◆ What is asked ◆
Reproduce all the lines exactly as they stand, apart from the pictures.
═══
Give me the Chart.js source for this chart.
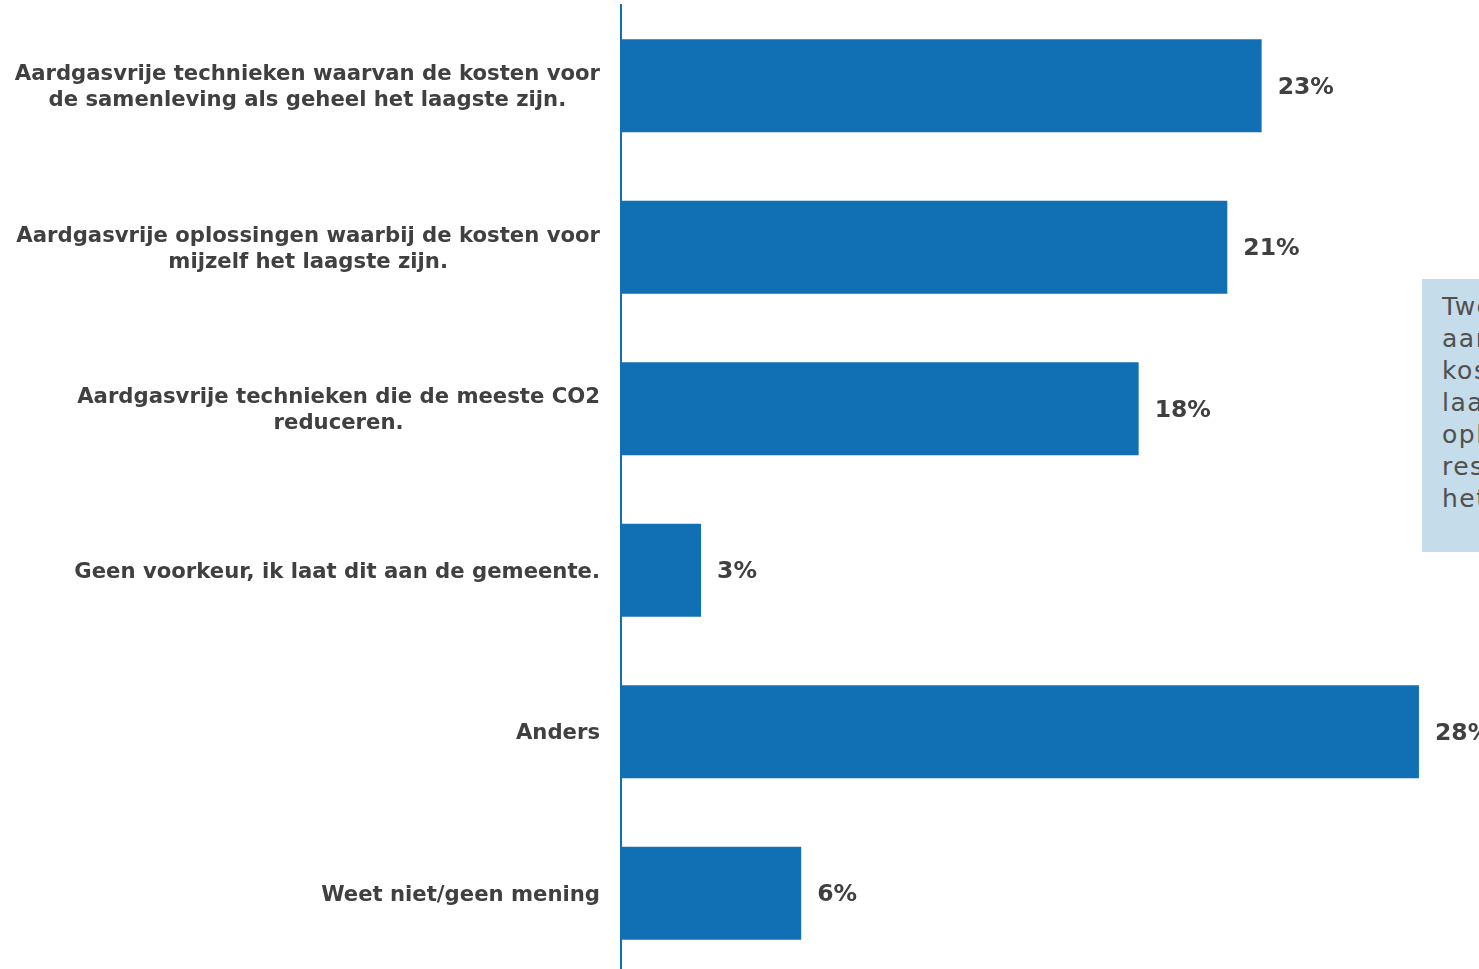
<!DOCTYPE html>
<html>
<head>
<meta charset="utf-8">
<script src="https://cdn.jsdelivr.net/npm/chart.js@4"></script>
<style>
  html, body { margin: 0; padding: 0; background: #fff; overflow: hidden; }
  #wrap { position: relative; width: 1479px; height: 974px; }
  #note {
    position: absolute; left: 1422px; top: 279px; width: 320px; height: 273px;
    background: #c5dcea; color: #505050; box-sizing: border-box;
    padding: 12px 0 0 20px; font: 25px "DejaVu Sans", Verdana, sans-serif;
    letter-spacing: 1.5px; line-height: 32px; white-space: nowrap;
  }
</style>
</head>
<body>
<div id="wrap">
  <canvas id="bar-chart"></canvas>
  <div id="note">Twee op de tien inwoners geeft<br>aan te kiezen voor de laagste<br>kosten voor de samenleving of het<br>laagste voor zichzelf, of voor de<br>oplossing met de meeste CO2-reductie;<br>respectievelijk 28% kiest iets anders,<br>het overige deel weet het niet.</div>
</div>
<script>
const categories = [
    ['Aardgasvrije technieken waarvan de kosten voor', 'de samenleving als geheel het laagste zijn.'],
    ['Aardgasvrije oplossingen waarbij de kosten voor', 'mijzelf het laagste zijn.'],
    ['Aardgasvrije technieken die de meeste CO2', 'reduceren.'],
    ['Geen voorkeur, ik laat dit aan de gemeente.'],
    ['Anders'],
    ['Weet niet/geen mening']
];
const values = [22.4, 21.2, 18.1, 2.8, 27.9, 6.3];
const valueLabels = ['23%', '21%', '18%', '3%', '28%', '6%'];

const textColor = '#404040';
const barColor = 'rgb(17, 112, 179)';
const font = '"DejaVu Sans", Verdana, sans-serif';

// category labels, centred per block and right aligned next to the axis
const labelPlugin = {
    id: 'labels',
    afterDraw(chart) {
        const c = chart.ctx;
        const y = chart.scales.y;
        c.save();
        c.font = 'bold 21.2px ' + font;
        c.fillStyle = textColor;
        c.textAlign = 'center';
        c.textBaseline = 'middle';
        categories.forEach((lines, i) => {
            const maxW = Math.max(...lines.map(l => c.measureText(l).width));
            const cx = 600 - maxW / 2;
            const cy = y.getPixelForValue(i) + 2;
            const lh = 26;
            lines.forEach((l, j) => {
                c.fillText(l, cx, cy + (j - (lines.length - 1) / 2) * lh);
            });
        });

        // value labels
        const meta = chart.getDatasetMeta(0);
        c.font = 'bold 23.5px ' + font;
        c.textAlign = 'left';
        meta.data.forEach((bar, i) => {
            c.fillText(valueLabels[i], bar.x + 16, bar.y + 2);
        });
        c.restore();
    }
};

let ctx = document.getElementById('bar-chart');

var chart = new Chart(ctx, {
    type: 'bar',
    data: {
        labels: categories,
        datasets: [{
            data: values,
            backgroundColor: barColor,
            borderWidth: 0,
            categoryPercentage: 1,
            barPercentage: 0.576
        }]
    },
    options: {
        indexAxis: 'y',
        responsive: true,
        maintainAspectRatio: false,
        animation: false,
        layout: {
            padding: { left: 621, top: 5, right: 0, bottom: 0 }
        },
        scales: {
            x: {
                display: false,
                min: 0,
                max: 30
            },
            y: {
                ticks: { display: false },
                grid: { display: false },
                border: { display: true, color: barColor, width: 2 },
                afterFit(scale) { scale.width = 0; }
            }
        },
        plugins: {
            legend: { display: false },
            tooltip: { enabled: false }
        }
    },
    plugins: [labelPlugin]
});
</script>
</body>
</html>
═══
◆ Worked solution ◆
Give me the Chart.js source for this chart.
<!DOCTYPE html>
<html>
<head>
<meta charset="utf-8">
<script src="https://cdn.jsdelivr.net/npm/chart.js@4"></script>
<style>
  html, body { margin: 0; padding: 0; background: #fff; overflow: hidden; }
  #wrap { position: relative; width: 1479px; height: 974px; }
  #note {
    position: absolute; left: 1422px; top: 279px; width: 320px; height: 273px;
    background: #c5dcea; color: #505050; box-sizing: border-box;
    padding: 12px 0 0 20px; font: 25px "DejaVu Sans", Verdana, sans-serif;
    letter-spacing: 1.5px; line-height: 32px; white-space: nowrap;
  }
</style>
</head>
<body>
<div id="wrap">
  <canvas id="bar-chart"></canvas>
  <div id="note">Twee op de tien inwoners geeft<br>aan te kiezen voor de laagste<br>kosten voor de samenleving of het<br>laagste voor zichzelf, of voor de<br>oplossing met de meeste CO2-reductie;<br>respectievelijk 28% kiest iets anders,<br>het overige deel weet het niet.</div>
</div>
<script>
const categories = [
    ['Aardgasvrije technieken waarvan de kosten voor', 'de samenleving als geheel het laagste zijn.'],
    ['Aardgasvrije oplossingen waarbij de kosten voor', 'mijzelf het laagste zijn.'],
    ['Aardgasvrije technieken die de meeste CO2', 'reduceren.'],
    ['Geen voorkeur, ik laat dit aan de gemeente.'],
    ['Anders'],
    ['Weet niet/geen mening']
];
const values = [22.4, 21.2, 18.1, 2.8, 27.9, 6.3];
const valueLabels = ['23%', '21%', '18%', '3%', '28%', '6%'];

const textColor = '#404040';
const barColor = 'rgb(17, 112, 179)';
const font = '"DejaVu Sans", Verdana, sans-serif';

// category labels, centred per block and right aligned next to the axis
const labelPlugin = {
    id: 'labels',
    afterDraw(chart) {
        const c = chart.ctx;
        const y = chart.scales.y;
        c.save();
        c.font = 'bold 21.2px ' + font;
        c.fillStyle = textColor;
        c.textAlign = 'center';
        c.textBaseline = 'middle';
        categories.forEach((lines, i) => {
            const maxW = Math.max(...lines.map(l => c.measureText(l).width));
            const cx = 600 - maxW / 2;
            const cy = y.getPixelForValue(i) + 2;
            const lh = 26;
            lines.forEach((l, j) => {
                c.fillText(l, cx, cy + (j - (lines.length - 1) / 2) * lh);
            });
        });

        // value labels
        const meta = chart.getDatasetMeta(0);
        c.font = 'bold 23.5px ' + font;
        c.textAlign = 'left';
        meta.data.forEach((bar, i) => {
            c.fillText(valueLabels[i], bar.x + 16, bar.y + 2);
        });
        c.restore();
    }
};

let ctx = document.getElementById('bar-chart');

var chart = new Chart(ctx, {
    type: 'bar',
    data: {
        labels: categories,
        datasets: [{
            data: values,
            backgroundColor: barColor,
            borderWidth: 0,
            categoryPercentage: 1,
            barPercentage: 0.576
        }]
    },
    options: {
        indexAxis: 'y',
        responsive: true,
        maintainAspectRatio: false,
        animation: false,
        layout: {
            padding: { left: 621, top: 5, right: 0, bottom: 0 }
        },
        scales: {
            x: {
                display: false,
                min: 0,
                max: 30
            },
            y: {
                ticks: { display: false },
                grid: { display: false },
                border: { display: true, color: barColor, width: 2 },
                afterFit(scale) { scale.width = 0; }
            }
        },
        plugins: {
            legend: { display: false },
            tooltip: { enabled: false }
        }
    },
    plugins: [labelPlugin]
});
</script>
</body>
</html>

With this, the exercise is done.